*Data for the task:*
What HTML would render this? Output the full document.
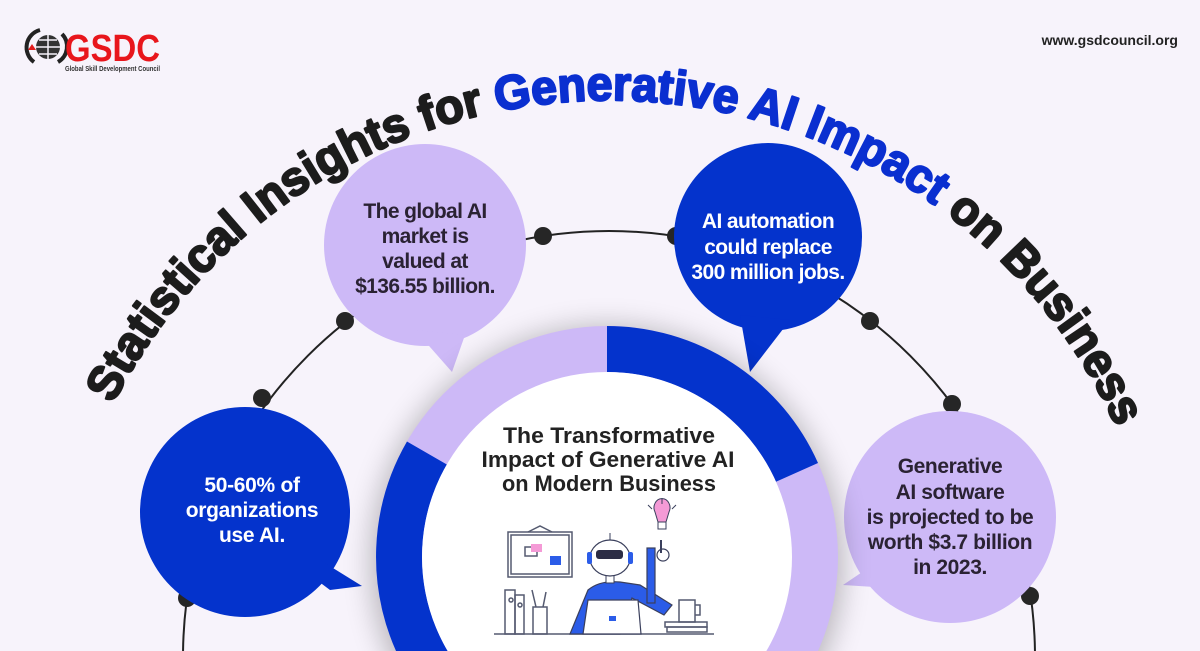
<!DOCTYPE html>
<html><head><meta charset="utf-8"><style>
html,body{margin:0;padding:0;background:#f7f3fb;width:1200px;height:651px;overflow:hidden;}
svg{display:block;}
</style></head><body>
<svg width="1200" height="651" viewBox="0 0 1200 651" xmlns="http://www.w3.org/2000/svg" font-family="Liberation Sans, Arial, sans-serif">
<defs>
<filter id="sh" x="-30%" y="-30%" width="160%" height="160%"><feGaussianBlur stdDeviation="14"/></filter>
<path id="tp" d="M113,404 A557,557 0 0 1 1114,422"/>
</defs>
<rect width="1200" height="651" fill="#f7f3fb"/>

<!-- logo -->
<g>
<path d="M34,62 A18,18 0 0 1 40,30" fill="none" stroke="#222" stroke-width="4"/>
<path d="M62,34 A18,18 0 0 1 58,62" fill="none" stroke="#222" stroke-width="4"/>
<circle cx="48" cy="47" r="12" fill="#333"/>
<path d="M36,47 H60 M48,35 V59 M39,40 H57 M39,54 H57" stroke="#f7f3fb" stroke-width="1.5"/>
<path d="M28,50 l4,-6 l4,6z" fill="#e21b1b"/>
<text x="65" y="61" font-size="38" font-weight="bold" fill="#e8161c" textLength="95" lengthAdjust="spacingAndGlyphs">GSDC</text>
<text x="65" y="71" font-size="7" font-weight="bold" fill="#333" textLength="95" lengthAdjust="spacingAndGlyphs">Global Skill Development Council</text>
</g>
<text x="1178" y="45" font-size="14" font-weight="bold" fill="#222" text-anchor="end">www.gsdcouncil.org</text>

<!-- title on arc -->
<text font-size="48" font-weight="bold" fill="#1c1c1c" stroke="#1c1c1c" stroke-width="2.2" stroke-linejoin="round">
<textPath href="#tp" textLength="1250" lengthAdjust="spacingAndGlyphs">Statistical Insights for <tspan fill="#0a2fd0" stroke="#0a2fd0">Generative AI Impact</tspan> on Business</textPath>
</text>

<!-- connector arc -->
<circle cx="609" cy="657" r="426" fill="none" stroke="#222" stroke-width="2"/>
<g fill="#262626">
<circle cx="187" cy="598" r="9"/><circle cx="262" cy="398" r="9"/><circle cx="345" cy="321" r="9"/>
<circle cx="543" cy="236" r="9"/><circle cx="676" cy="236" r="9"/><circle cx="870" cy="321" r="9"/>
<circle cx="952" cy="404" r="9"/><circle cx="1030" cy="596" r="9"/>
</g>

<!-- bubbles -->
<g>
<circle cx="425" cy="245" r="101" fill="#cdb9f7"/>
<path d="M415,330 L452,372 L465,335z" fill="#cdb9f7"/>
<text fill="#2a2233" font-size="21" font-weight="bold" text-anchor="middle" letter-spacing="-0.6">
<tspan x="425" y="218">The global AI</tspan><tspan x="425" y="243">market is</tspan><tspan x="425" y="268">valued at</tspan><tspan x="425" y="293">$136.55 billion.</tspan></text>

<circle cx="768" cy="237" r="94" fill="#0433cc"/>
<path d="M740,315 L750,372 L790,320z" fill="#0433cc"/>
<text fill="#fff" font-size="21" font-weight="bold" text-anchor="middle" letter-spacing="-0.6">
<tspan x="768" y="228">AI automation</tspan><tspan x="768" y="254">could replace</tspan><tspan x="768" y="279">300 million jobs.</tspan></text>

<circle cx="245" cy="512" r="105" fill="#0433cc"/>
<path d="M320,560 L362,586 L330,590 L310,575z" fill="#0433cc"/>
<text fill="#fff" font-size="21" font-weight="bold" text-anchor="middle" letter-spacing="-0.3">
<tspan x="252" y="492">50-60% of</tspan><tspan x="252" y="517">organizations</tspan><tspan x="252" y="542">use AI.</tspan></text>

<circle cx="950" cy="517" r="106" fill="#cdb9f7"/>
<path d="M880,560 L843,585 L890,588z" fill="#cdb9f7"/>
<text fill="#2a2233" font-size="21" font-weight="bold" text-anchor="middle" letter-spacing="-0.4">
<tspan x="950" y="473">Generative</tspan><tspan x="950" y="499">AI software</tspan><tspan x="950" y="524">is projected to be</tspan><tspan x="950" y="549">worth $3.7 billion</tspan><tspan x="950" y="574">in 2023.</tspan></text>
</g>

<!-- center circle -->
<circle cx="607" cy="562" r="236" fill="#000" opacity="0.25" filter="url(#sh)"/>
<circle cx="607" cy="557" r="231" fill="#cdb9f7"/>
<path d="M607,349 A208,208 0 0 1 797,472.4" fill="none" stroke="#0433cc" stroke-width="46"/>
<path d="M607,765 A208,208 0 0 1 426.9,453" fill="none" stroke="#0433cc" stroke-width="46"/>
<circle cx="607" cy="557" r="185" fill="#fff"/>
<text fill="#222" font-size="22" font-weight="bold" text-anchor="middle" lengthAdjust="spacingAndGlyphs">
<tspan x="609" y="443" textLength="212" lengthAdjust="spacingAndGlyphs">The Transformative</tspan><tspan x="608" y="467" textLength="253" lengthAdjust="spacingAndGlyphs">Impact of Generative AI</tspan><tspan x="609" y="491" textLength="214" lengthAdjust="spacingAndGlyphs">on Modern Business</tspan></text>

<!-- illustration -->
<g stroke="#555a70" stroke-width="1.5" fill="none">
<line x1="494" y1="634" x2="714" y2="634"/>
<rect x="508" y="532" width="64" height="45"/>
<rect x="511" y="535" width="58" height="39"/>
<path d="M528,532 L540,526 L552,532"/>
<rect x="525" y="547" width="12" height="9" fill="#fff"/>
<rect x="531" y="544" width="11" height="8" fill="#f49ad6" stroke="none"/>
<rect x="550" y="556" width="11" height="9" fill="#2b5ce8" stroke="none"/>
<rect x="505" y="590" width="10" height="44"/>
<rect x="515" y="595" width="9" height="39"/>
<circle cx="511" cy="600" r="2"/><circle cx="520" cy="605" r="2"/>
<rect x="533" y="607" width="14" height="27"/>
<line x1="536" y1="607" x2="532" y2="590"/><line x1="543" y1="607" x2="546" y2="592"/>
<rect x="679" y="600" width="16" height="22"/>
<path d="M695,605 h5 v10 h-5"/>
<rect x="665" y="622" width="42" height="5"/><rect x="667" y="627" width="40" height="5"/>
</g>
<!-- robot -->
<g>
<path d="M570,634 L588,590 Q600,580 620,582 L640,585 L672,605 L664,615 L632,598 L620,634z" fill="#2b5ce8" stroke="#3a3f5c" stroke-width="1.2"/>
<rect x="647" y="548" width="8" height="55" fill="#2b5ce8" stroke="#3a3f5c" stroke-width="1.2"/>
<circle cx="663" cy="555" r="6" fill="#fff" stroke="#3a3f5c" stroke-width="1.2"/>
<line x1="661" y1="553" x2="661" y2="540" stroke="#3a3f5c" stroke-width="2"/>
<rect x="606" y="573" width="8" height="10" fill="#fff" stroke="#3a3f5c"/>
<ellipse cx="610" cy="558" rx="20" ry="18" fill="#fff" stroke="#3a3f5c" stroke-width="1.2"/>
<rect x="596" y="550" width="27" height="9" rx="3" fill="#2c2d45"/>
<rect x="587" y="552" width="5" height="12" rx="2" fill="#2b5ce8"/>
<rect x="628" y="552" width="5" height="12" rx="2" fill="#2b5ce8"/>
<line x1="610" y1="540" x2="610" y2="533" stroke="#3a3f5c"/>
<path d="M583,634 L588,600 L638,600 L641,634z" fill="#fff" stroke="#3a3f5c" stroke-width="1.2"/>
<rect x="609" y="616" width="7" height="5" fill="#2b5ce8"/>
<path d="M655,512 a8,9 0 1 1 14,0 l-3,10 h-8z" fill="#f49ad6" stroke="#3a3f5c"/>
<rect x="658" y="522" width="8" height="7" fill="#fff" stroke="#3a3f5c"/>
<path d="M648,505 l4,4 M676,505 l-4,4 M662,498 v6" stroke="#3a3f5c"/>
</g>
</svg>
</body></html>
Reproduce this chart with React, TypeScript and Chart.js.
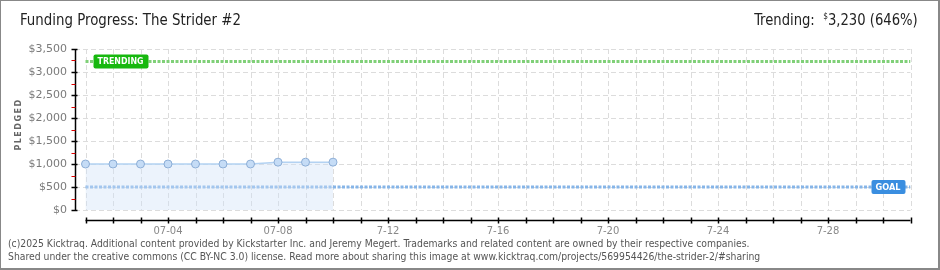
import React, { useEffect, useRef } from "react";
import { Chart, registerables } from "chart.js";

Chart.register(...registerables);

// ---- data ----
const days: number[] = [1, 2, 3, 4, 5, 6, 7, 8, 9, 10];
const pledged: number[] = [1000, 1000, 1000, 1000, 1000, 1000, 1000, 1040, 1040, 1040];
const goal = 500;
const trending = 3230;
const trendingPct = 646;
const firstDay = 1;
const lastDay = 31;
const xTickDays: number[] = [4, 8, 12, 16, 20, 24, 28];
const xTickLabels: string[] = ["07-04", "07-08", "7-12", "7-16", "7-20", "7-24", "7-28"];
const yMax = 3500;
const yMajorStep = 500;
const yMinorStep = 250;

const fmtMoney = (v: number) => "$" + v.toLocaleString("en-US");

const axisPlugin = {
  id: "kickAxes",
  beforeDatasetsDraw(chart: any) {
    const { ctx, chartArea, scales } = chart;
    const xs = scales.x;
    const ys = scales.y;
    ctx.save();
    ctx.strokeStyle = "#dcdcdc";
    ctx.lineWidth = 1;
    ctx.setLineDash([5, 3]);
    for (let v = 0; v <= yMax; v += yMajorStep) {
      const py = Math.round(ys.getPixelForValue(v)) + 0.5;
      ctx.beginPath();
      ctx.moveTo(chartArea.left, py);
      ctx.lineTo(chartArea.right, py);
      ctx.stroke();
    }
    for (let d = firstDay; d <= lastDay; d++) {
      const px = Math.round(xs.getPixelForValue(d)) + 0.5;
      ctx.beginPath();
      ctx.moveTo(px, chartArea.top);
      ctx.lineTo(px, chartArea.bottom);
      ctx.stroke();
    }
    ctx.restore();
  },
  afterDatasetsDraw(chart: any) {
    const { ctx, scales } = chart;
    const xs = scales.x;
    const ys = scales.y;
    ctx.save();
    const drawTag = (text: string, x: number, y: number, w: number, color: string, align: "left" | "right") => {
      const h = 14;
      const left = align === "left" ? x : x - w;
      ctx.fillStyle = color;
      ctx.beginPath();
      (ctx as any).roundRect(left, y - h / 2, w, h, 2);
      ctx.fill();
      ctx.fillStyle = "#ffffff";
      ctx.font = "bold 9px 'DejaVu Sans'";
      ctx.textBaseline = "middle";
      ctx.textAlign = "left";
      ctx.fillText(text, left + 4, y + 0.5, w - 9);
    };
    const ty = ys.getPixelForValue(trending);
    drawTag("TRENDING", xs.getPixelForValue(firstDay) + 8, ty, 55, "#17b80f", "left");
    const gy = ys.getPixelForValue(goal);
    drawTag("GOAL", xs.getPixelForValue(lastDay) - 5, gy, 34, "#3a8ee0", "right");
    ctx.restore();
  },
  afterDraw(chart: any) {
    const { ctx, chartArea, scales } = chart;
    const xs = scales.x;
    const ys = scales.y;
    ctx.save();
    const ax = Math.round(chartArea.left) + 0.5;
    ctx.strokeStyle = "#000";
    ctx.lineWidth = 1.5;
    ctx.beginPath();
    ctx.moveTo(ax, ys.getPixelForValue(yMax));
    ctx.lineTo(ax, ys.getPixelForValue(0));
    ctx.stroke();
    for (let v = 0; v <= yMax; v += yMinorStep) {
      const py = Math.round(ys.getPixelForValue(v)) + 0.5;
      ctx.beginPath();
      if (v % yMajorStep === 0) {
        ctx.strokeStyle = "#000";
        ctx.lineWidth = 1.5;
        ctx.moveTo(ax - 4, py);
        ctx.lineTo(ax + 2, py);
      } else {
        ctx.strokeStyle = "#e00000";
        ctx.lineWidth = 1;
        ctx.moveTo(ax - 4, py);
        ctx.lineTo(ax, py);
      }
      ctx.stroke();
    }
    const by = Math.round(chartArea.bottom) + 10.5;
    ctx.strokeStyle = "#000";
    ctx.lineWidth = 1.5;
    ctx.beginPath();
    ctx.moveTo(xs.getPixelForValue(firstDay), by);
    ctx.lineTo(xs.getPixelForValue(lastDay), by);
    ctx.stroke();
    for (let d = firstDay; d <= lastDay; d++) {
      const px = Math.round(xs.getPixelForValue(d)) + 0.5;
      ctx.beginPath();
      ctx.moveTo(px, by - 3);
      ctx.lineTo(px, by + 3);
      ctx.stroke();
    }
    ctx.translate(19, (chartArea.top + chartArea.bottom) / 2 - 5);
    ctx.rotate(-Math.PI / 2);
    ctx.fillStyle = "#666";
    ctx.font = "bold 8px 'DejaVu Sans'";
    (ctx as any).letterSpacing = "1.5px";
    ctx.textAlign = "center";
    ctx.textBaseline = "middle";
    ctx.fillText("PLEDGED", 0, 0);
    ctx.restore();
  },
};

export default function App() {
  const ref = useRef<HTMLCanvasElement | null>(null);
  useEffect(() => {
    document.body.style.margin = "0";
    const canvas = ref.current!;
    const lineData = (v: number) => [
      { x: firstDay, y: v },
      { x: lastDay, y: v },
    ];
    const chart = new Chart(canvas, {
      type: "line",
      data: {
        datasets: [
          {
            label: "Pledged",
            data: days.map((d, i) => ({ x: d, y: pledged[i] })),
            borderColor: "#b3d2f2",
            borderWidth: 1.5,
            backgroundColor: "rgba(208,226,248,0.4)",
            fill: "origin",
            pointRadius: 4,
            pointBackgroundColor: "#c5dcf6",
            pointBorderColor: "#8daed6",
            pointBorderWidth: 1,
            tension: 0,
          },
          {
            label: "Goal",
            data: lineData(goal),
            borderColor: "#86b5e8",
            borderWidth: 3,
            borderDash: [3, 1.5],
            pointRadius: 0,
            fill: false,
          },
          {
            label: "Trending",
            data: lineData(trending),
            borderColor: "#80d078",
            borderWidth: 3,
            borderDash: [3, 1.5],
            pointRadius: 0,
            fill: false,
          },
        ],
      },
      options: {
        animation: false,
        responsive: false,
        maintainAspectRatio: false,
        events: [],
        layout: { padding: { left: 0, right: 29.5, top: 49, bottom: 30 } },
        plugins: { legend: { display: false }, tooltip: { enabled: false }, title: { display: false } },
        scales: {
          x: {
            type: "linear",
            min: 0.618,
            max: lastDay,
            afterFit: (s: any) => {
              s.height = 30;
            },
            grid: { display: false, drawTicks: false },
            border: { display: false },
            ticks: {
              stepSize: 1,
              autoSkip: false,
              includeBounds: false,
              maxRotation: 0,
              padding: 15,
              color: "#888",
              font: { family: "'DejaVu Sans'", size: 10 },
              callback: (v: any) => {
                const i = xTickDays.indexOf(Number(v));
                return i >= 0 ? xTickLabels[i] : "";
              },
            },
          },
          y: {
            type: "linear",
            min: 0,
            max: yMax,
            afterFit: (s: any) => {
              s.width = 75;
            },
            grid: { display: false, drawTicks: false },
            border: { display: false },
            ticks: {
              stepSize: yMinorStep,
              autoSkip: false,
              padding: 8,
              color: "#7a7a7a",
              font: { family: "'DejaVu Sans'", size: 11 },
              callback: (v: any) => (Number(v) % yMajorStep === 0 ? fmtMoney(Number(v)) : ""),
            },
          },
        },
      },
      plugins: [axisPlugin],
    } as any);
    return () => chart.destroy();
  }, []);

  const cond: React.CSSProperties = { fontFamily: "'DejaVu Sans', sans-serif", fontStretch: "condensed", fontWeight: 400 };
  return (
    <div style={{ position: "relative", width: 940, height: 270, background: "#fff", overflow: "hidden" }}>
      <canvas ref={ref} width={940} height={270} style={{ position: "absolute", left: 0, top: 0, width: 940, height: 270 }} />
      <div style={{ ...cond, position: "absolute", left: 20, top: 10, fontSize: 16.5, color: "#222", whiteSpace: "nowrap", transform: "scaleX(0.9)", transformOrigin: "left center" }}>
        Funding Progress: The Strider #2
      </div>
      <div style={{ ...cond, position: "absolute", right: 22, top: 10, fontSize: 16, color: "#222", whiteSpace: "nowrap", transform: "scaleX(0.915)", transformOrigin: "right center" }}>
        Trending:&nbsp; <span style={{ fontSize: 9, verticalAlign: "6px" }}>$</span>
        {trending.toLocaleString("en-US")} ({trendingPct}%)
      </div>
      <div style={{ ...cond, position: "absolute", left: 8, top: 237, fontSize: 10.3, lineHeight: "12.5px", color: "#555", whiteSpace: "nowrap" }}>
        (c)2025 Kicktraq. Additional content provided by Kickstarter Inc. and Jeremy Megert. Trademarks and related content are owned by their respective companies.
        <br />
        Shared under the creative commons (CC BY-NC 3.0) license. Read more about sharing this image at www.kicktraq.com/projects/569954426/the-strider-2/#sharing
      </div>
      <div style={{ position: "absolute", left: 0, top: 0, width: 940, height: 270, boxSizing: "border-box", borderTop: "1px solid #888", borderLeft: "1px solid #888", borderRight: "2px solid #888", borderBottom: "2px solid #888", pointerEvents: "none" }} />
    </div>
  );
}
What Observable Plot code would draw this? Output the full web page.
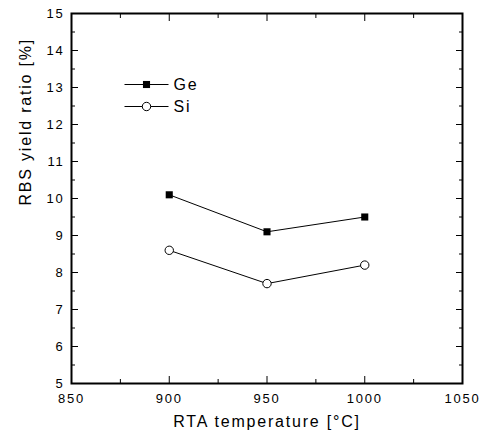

*Problem statement:*
Display every line of the listing that contains the string "would".

*Problem solution:*
What HTML would render this? Output the full document.
What Observable Plot code would draw this? Output the full web page.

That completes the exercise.